The American Civil Liberties Union, in conjunction with Americans United for Separation Church and State, and the Freedom from Religion Foundation, declared their intention to file a lawsuit challenging the new law in a joint statement Wednesday.
“The law violates the separation of church and state and is blatantly unconstitutional,” the groups said in a joint statement Wednesday. “The First Amendment promises that we all get to decide for ourselves what religious beliefs, if any, to hold and practice, without pressure from the government. Politicians have no business imposing their preferred religious doctrine on students and families in public schools.”

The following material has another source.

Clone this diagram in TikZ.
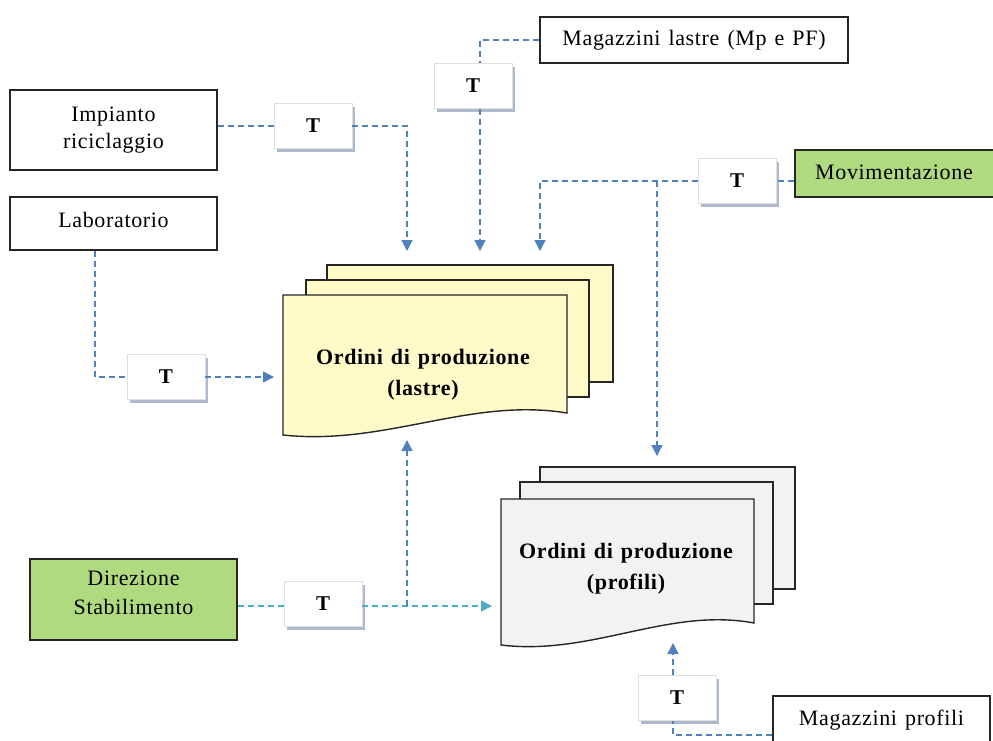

Roberts said she expects to see the challengers request an injunction to block the law from going into affect immediately — a move Ross noted isn't always immediately effective such as in the history of school integration after Brown v. the Board of Education.
If a case against the Louisiana law, such as the anticipated complaint from the ACLU that is poised to eventually land before the justices, reaches the Supreme Court, the court is expected to defer to a history and tradition test to analyze whether HB-71 violates the establishment clause, Roberts said.
The justices may then find that the Ten Commandments were posted in public schools throughout the 19th century and well into the 20th, which was before contemporary establishment clause jurisprudence, Ross said.
Such an outcome, she added, offers another potential reason Louisiana Republicans pushed the legislation: "the hope that the current Supreme Court – which takes a very accommodating view of the intrusion of Christianity into public spaces – may take posting of the Ten Commandments as an opportunity to further undermine the separation of church and state."
But because the Supreme Court has previously decided in favor of related cases — like Bremerton and Masterpiece Cakeshop v. Colorado Civil RIghts Commission — with attention to the complaints of individuals and their individual rights to free expression, a suit challenging the new law coming from an individual within Louisiana's public school system using the same legal basis is also something to watch for, Roberts said.
"We really stand at a constitutional crossroads," she added. "One would hope that there will be protection and this fundamental right will remain, the separation of church and state and the establishment clause itself."